## GIVEN PROBLEM
Retype, please, the listing from its opening line through the line that contains "(0,0) rectangle (1051,714);", both included, without the pictures.

# START OF RECORDED INFORMATION

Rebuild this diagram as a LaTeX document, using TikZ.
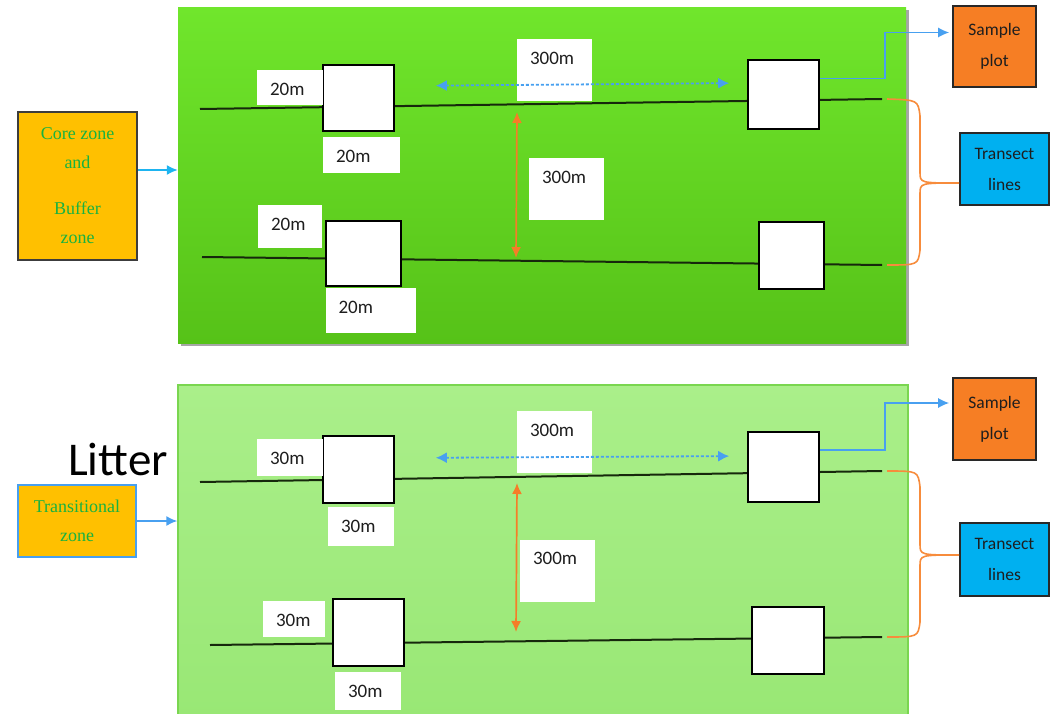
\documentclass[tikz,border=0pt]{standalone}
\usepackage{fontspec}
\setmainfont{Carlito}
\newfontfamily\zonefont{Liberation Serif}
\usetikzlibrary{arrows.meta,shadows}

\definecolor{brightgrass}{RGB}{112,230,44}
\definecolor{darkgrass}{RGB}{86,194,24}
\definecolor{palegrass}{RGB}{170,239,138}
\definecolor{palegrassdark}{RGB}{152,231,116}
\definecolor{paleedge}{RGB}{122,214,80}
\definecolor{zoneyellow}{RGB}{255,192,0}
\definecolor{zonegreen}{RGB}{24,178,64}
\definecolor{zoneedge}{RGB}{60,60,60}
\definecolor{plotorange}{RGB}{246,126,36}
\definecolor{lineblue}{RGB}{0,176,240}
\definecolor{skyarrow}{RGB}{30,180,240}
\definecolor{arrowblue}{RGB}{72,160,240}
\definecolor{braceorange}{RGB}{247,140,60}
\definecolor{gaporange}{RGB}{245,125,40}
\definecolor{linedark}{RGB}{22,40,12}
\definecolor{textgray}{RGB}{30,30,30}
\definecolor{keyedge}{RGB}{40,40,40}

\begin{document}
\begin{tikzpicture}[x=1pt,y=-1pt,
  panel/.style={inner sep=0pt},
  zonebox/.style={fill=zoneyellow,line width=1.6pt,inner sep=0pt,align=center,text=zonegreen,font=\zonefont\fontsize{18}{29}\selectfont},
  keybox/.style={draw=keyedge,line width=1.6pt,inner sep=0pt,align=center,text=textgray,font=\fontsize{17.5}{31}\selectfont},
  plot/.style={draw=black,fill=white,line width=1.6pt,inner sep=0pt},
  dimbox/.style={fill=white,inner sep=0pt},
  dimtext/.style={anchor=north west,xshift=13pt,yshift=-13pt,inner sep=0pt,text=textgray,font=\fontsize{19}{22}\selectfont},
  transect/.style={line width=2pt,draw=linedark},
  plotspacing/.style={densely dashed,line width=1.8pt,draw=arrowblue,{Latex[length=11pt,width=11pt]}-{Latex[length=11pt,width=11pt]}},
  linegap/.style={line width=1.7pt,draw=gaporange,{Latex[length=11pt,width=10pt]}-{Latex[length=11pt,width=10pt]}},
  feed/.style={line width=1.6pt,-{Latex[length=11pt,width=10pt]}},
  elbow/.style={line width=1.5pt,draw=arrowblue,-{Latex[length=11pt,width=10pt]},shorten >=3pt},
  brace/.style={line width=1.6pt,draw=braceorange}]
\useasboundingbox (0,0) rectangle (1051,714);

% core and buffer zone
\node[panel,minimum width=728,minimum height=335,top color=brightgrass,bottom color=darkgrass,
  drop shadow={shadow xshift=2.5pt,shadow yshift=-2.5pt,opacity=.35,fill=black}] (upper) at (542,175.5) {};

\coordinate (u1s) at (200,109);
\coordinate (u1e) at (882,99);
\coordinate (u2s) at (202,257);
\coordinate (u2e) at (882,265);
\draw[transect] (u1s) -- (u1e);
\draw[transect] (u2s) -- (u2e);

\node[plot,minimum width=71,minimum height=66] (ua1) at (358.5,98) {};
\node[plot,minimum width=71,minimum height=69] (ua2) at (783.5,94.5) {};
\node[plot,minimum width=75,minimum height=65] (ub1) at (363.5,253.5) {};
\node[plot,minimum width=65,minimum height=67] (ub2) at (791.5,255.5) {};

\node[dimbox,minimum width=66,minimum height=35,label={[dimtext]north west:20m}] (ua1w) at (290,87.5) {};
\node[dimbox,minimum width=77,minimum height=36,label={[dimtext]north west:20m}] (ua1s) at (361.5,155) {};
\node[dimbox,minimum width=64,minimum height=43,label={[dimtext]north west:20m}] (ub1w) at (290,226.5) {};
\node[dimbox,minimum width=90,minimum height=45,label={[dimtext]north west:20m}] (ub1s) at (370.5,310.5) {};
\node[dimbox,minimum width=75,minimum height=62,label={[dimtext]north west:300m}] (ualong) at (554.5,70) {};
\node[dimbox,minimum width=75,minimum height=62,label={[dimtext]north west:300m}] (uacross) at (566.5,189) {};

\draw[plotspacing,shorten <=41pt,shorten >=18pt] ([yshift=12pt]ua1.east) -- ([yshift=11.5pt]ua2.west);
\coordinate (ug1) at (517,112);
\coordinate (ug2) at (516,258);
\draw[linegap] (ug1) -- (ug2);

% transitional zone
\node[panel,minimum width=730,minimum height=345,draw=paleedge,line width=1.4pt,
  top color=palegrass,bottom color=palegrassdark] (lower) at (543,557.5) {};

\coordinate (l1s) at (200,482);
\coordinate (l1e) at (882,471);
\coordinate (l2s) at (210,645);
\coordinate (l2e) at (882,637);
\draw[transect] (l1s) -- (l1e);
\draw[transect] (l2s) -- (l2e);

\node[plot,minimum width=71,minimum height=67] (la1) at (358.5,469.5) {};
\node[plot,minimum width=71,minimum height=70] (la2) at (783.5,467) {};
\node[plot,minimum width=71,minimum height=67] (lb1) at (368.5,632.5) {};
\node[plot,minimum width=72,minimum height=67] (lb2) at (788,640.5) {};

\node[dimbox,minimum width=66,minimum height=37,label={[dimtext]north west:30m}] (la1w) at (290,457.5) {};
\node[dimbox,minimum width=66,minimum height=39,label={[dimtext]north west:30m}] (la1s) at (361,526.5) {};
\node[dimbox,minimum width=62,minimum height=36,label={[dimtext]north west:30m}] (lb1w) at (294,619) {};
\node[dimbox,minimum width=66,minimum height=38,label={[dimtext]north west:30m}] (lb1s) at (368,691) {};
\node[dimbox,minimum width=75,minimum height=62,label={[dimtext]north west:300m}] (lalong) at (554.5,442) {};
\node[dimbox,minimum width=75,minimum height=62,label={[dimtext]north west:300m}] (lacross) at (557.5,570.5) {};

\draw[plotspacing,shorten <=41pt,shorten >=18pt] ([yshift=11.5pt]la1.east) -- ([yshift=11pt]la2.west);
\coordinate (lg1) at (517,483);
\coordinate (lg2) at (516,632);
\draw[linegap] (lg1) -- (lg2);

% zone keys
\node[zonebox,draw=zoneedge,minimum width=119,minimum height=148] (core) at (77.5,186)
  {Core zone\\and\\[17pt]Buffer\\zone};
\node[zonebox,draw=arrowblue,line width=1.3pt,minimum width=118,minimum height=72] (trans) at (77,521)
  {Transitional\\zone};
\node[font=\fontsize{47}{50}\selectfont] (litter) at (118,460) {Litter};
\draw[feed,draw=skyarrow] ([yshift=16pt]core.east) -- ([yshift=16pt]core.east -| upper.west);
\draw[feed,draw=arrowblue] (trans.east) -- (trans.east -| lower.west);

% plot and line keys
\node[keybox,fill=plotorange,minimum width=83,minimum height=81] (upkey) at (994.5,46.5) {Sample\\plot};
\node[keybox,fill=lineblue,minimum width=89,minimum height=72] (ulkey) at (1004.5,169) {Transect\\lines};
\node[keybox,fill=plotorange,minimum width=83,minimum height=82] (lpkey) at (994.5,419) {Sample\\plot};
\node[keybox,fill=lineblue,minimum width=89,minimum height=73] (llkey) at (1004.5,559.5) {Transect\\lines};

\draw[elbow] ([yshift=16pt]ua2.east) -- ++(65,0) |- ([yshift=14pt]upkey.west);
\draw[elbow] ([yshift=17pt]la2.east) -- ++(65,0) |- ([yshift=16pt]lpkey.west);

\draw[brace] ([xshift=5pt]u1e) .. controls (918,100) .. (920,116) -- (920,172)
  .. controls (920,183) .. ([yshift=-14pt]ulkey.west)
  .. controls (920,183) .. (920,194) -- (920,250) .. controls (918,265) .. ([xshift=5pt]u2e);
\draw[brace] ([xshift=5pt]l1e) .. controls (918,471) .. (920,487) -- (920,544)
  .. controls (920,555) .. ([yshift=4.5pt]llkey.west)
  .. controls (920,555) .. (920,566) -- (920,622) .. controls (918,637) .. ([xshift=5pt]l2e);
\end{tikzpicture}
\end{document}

# END OF RECORDED INFORMATION

## TASK RESPONSE
Rebuild this diagram as a LaTeX document, using TikZ.
\documentclass[tikz,border=0pt]{standalone}
\usepackage{fontspec}
\setmainfont{Carlito}
\newfontfamily\zonefont{Liberation Serif}
\usetikzlibrary{arrows.meta,shadows}

\definecolor{brightgrass}{RGB}{112,230,44}
\definecolor{darkgrass}{RGB}{86,194,24}
\definecolor{palegrass}{RGB}{170,239,138}
\definecolor{palegrassdark}{RGB}{152,231,116}
\definecolor{paleedge}{RGB}{122,214,80}
\definecolor{zoneyellow}{RGB}{255,192,0}
\definecolor{zonegreen}{RGB}{24,178,64}
\definecolor{zoneedge}{RGB}{60,60,60}
\definecolor{plotorange}{RGB}{246,126,36}
\definecolor{lineblue}{RGB}{0,176,240}
\definecolor{skyarrow}{RGB}{30,180,240}
\definecolor{arrowblue}{RGB}{72,160,240}
\definecolor{braceorange}{RGB}{247,140,60}
\definecolor{gaporange}{RGB}{245,125,40}
\definecolor{linedark}{RGB}{22,40,12}
\definecolor{textgray}{RGB}{30,30,30}
\definecolor{keyedge}{RGB}{40,40,40}

\begin{document}
\begin{tikzpicture}[x=1pt,y=-1pt,
  panel/.style={inner sep=0pt},
  zonebox/.style={fill=zoneyellow,line width=1.6pt,inner sep=0pt,align=center,text=zonegreen,font=\zonefont\fontsize{18}{29}\selectfont},
  keybox/.style={draw=keyedge,line width=1.6pt,inner sep=0pt,align=center,text=textgray,font=\fontsize{17.5}{31}\selectfont},
  plot/.style={draw=black,fill=white,line width=1.6pt,inner sep=0pt},
  dimbox/.style={fill=white,inner sep=0pt},
  dimtext/.style={anchor=north west,xshift=13pt,yshift=-13pt,inner sep=0pt,text=textgray,font=\fontsize{19}{22}\selectfont},
  transect/.style={line width=2pt,draw=linedark},
  plotspacing/.style={densely dashed,line width=1.8pt,draw=arrowblue,{Latex[length=11pt,width=11pt]}-{Latex[length=11pt,width=11pt]}},
  linegap/.style={line width=1.7pt,draw=gaporange,{Latex[length=11pt,width=10pt]}-{Latex[length=11pt,width=10pt]}},
  feed/.style={line width=1.6pt,-{Latex[length=11pt,width=10pt]}},
  elbow/.style={line width=1.5pt,draw=arrowblue,-{Latex[length=11pt,width=10pt]},shorten >=3pt},
  brace/.style={line width=1.6pt,draw=braceorange}]
\useasboundingbox (0,0) rectangle (1051,714);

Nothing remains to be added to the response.